On April 10, activist investor Jana Partners revealed an 8.8% stake in Whole Foods Market, and declared its intention to speed up a turnaround at the company. Jana is pushing the company to consider “strategic alternatives,” or an exit strategy.
Since then, shares of Whole Foods have risen 14.26%.
While some analysts believe that the best possible outcome is already priced in, Credit Suisse analyst Edward J. Kelly thinks that the stock will move at least 12.67% higher to $US40.
He added that competitor Kroger would be wise to acquire Whole Foods for $US40-$US45 a share. In a note circulated to clients April 20, Kelly notes:
An acquisition of WFM by KR would make a lot of sense, in our view. A deal would marry each company’s strengths with the other’s weaknesses, unlock massive cost synergies that could reach 3% of WFM sales, help KR expand its customer base, and possibly provide the growth format it has been eager to develop.

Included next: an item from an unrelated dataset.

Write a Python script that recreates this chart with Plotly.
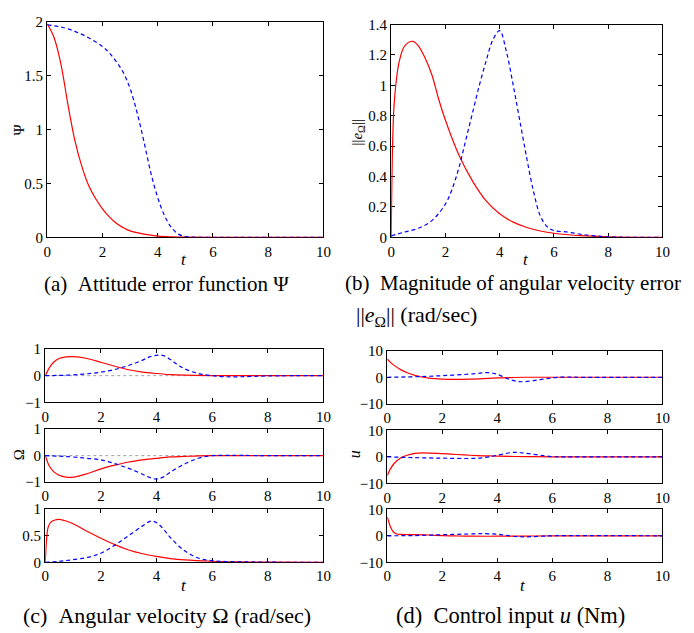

We believe KR could acquire WFM at a price of $US40-45… This target price would imply a trailing 12-month EBITDA multiple of approximately 10-11x. Though this multiple is at the high end of historical food retail transactions (the long-term average transaction is 8.1x trailing EBITDA; the average since 2000 is 6.4x trailing EBITDA), most deals would not be able to generate comparable synergies
Kroger has just come off a period of tremendous growth. Between July 2012 and December 2015, Kroger stock rallied 267% from about $US11 to $US41. However, competition in the food space has ramped up from competitors like Walmart, and the entrance of more online options. Since those December 2015 highs, Kroger stock has dropped off 26.5% to $US29.71. Kroger recorded its first negative same store sales growth numbers in 13 years during the fourth quarter of 2016.
The grocer has now gotten into a price war with retail giant Walmart. Credit Suisse concludes that M&A may be the best option for Kroger to get out of its slump and return to growth. Kelly thinks that Kroger would benefit from Whole Foods’ younger, more health-conscious customer base, and would adapt some of the Whole Foods in-store experience that makes the chain popular, especially their prepared foods.

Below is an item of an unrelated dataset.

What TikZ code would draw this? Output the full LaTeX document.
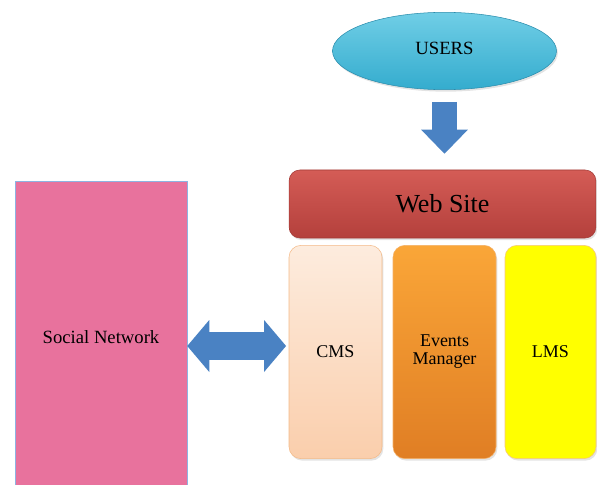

Additionally, Kelly sees many opportunities for cross-company synergies of $US400 to $US600 million, or 2.5-3.8% of Whole Foods sales. These include cross selling products, such as adding Whole Foods 365 product line to Kroger, and Whole Foods adding some of Kroger’s mainstream branded products.

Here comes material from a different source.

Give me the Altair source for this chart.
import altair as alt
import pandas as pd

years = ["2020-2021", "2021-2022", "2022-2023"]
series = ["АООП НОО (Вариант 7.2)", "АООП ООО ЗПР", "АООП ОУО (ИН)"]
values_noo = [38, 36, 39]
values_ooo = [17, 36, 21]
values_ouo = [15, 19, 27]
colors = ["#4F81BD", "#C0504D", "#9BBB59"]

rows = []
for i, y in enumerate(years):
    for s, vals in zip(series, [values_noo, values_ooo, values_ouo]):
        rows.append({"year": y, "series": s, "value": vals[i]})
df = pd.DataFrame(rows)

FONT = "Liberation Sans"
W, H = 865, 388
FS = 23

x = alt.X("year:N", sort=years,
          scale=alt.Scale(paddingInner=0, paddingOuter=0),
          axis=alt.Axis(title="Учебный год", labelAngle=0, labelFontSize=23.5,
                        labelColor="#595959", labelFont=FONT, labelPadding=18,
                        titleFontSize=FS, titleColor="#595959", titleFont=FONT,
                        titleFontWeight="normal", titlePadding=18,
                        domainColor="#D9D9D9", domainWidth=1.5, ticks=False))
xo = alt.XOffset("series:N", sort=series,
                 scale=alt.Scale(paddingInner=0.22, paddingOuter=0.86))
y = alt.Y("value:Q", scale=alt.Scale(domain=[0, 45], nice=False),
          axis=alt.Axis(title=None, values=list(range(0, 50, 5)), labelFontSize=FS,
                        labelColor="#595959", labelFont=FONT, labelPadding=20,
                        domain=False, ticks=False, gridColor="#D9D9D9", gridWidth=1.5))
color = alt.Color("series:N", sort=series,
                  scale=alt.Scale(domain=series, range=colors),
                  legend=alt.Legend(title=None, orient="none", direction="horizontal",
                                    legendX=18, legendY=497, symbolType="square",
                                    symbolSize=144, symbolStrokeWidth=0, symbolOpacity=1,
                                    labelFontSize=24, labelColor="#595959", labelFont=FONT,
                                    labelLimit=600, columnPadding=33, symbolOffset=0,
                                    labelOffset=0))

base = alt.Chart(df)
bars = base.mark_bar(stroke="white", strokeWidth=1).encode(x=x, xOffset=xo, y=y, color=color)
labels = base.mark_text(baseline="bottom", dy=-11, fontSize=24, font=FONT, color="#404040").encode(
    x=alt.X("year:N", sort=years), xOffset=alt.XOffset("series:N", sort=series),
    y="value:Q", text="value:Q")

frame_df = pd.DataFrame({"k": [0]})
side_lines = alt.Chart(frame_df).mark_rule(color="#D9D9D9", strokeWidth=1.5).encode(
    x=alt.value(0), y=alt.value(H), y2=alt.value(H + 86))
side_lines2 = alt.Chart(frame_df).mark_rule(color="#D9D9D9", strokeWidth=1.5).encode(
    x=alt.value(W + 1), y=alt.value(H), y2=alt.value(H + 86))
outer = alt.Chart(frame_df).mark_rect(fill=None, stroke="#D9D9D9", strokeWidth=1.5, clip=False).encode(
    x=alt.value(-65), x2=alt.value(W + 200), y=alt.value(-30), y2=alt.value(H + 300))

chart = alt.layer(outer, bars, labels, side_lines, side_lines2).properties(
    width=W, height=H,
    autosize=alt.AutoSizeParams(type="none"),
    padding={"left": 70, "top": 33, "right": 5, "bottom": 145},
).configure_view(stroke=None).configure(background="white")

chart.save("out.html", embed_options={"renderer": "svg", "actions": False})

Kelly also sees savings opportunities in distribution, noting, “nearly 60% of WFM stores overlap with a KR store within a 10-mile radius.”
Credit Suisse notes that their may be other potential buyers out there for Whole Foods, including Amazon. Credit Suisse refers to media reports that Amazon considered a bid for Whole Foods last year.
Whole foods stock price closed at $US35.50 April 20.